Transocean reports Q4 2024 profit as contract backlog reaches $8.3bn
Transocean Ltd. (NYSE: RIG) has reported a net income of $7 million for the fourth quarter of 2024, marking a significant turnaround from the previous quarter’s $494 million loss. The company’s contract drilling revenues grew to $952 million, driven by increased rig utilization and higher reimbursement revenues, while operating costs rose due to increased maintenance expenses. Despite these challenges, Transocean’s total contract backlog reached $8.3 billion, underscoring its strong positioning in the offshore drilling services market.
How Did Transocean’s Financial Performance Improve in Q4 2024?
Transocean’s contract drilling revenues increased by $4 million compared to the previous quarter, reflecting improved fleet utilization as a rig that was previously undergoing a special periodic survey returned to service. However, revenue efficiency declined slightly to 93.5% from 94.5% in the prior quarter, suggesting some operational inefficiencies across its floating offshore drilling fleet.
Despite revenue growth, the company faced higher costs. Operating and maintenance expenses rose to $579 million, an increase of $16 million from Q3, due to in-service maintenance activities. General and administrative expenses climbed to $56 million, up from $47 million, primarily due to increased legal and professional fees. These cost pressures contributed to a decline in adjusted EBITDA, which fell from $342 million in Q3 to $323 million in Q4, reducing the adjusted EBITDA margin from 36.0% to 33.9%.
The company’s net income of $7 million translates to a diluted loss per share of $0.11. However, after excluding unfavorable discrete tax items of $20 million, Transocean’s adjusted net income stood at $27 million, with an adjusted diluted loss per share of $0.09.
What Factors Contributed to Transocean’s Strong Backlog?
Transocean’s ability to secure new contracts has reinforced its contract backlog, which reached $8.3 billion as of February 2025. The company locked in approximately $2.4 billion in new contracts throughout 2024, highlighting sustained demand for offshore drilling services.
Key contract additions in Q4 included an extended four-well option in India for the Dhirubhai Deepwater KG1 at a day rate of $410,000. The Transocean Enabler secured a three-well extension in Norway at $428,000 per day, while the Transocean Endurance was awarded a one-well option in Australia at $390,000 per day.

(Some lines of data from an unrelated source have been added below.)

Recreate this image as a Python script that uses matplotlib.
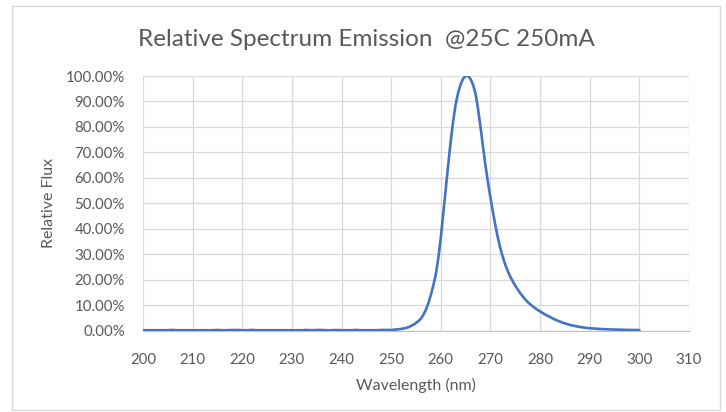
import matplotlib.pyplot as plt
from matplotlib.patches import Rectangle
from matplotlib.ticker import PercentFormatter

plt.rcParams['font.family'] = ['Lato', 'DejaVu Sans']

# baseline 200-249 nm (1 nm steps)
base_nm = list(range(200, 250))
base_flux = [0.001, 0.001, 0.001, 0.001, 0.001, 0.001, 0.002, 0.001, 0.001, 0.001,
             0.001, 0.001, 0.001, 0.001, 0.001, 0.002, 0.001, 0.001, 0.002, 0.002,
             0.001, 0.001, 0.002, 0.001, 0.001, 0.001, 0.001, 0.001, 0.001, 0.001,
             0.001, 0.001, 0.001, 0.002, 0.001, 0.002, 0.002, 0.001, 0.001, 0.002,
             0.001, 0.001, 0.001, 0.002, 0.001, 0.001, 0.001, 0.001, 0.002, 0.002]

# peak 250-285 nm (0.5 nm steps)
peak_nm = [250 + i * 0.5 for i in range(71)]
peak_flux = [0.002, 0.003, 0.004, 0.005, 0.006, 0.008, 0.010, 0.013, 0.018, 0.023,
             0.030, 0.037, 0.047, 0.062, 0.082, 0.108, 0.140, 0.178, 0.222, 0.285,
             0.365, 0.462, 0.558, 0.653, 0.745, 0.825, 0.890, 0.935, 0.968, 0.990,
             1.000, 1.000, 0.988, 0.965, 0.930, 0.870, 0.800, 0.722, 0.648, 0.582,
             0.522, 0.465, 0.412, 0.364, 0.322, 0.288, 0.258, 0.233, 0.211, 0.193,
             0.176, 0.161, 0.147, 0.134, 0.122, 0.112, 0.103, 0.095, 0.088, 0.081,
             0.075, 0.069, 0.063, 0.058, 0.053, 0.048, 0.043, 0.039, 0.035, 0.031,
             0.028]

# tail 286-300 nm (1 nm steps)
tail_nm = list(range(286, 301))
tail_flux = [0.022, 0.018, 0.014, 0.011, 0.009, 0.0075, 0.006, 0.005, 0.0042, 0.0036,
             0.003, 0.0026, 0.0022, 0.002, 0.0018]

wavelength = base_nm + peak_nm + tail_nm
flux = base_flux + peak_flux + tail_flux

x_ticks = list(range(200, 311, 10))
y_ticks = [i / 10 for i in range(0, 11)]

fig = plt.figure(figsize=(7.26, 4.12), dpi=100)
fig.patches.append(Rectangle((12 / 726, 2 / 412), 708 / 726, 404 / 412, transform=fig.transFigure,
                             fill=False, edgecolor='#d9d9d9', linewidth=1))
ax = fig.add_axes([143 / 726, 1 - 330.5 / 412, 546 / 726, 254.5 / 412])

ax.plot(wavelength, flux, color='#4472C4', linewidth=1.9, solid_capstyle='round',
        solid_joinstyle='round')

ax.set_xlim(200, 310)
ax.set_ylim(0, 1)
ax.set_xticks(x_ticks)
ax.set_yticks(y_ticks)
ax.yaxis.set_major_formatter(PercentFormatter(1.0, decimals=2))
ax.grid(True, color='#d9d9d9', linewidth=0.9)
ax.set_axisbelow(True)
for side in ['top', 'right', 'left']:
    ax.spines[side].set_visible(False)
ax.spines['bottom'].set_color('#bfbfbf')
ax.tick_params(length=0, labelsize=10.8, labelcolor='#595959')
ax.tick_params(axis='x', pad=16)
ax.tick_params(axis='y', pad=13)

ax.set_xlabel('Wavelength (nm)', fontsize=11.5, color='#595959', labelpad=8)
ax.set_ylabel('Relative Flux', fontsize=11.5, color='#595959', labelpad=7)
fig.text(0.505, 0.905, 'Relative Spectrum Emission  @25C 250mA', ha='center', va='center',
         fontsize=17.5, color='#595959')

fig.savefig('out.png', dpi=100)
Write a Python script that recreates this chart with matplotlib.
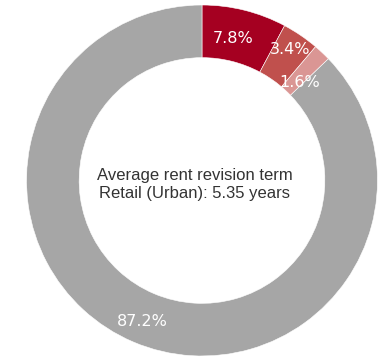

These contracts added approximately $175 million to Transocean’s contract backlog, providing revenue stability as the company looks ahead to 2026.
What Are Transocean’s Strategic Priorities for 2025?
CEO Jeremy Thigpen highlighted Transocean’s continued commitment to technological leadership, citing the company’s execution of the first two 20K subsea completions in offshore drilling history. He emphasized that Transocean’s adoption of cutting-edge technologies enhances operational efficiency, differentiating its fleet and reinforcing its reputation for safe and reliable drilling operations.
With long-term contract coverage extending into 2026, Transocean’s strategic focus remains on optimizing operational execution and cost control. The company aims to maximize cash conversion from its backlog, which will enable further balance sheet de-leveraging.
How Did Transocean Perform for the Full Year 2024?
For the full year, Transocean reported a net loss of $512 million, or $0.76 per diluted share. The loss was primarily attributed to a $755 million impairment charge on assets, alongside a $5 million impairment loss related to investments in unconsolidated affiliates. These negative impacts were partially offset by a $161 million gain from debt retirement and $141 million in discrete tax benefits.
After adjusting for these factors, Transocean’s adjusted net loss for 2024 stood at $54 million, or $0.26 per diluted share. The company’s cash flow from operations for the fourth quarter was $206 million, an increase of $12 million from Q3, driven by improved timing of interest payments and lower payments for accounts payable.
What Is the Outlook for Offshore Drilling in 2025?
The global offshore drilling services market is expected to remain robust, with sustained demand for ultra-deepwater drilling and harsh environment floaters. Transocean operates a fleet of 34 offshore drilling units, consisting of 26 ultra-deepwater floaters and 8 harsh environment floaters, positioning the company as a leader in high-specification drilling solutions.
With a strong contract backlog and a focus on cost management and operational efficiency, Transocean aims to further enhance its financial performance in 2025. The company’s ability to secure high-value contracts in key offshore markets will be critical in maintaining revenue stability and improving profitability.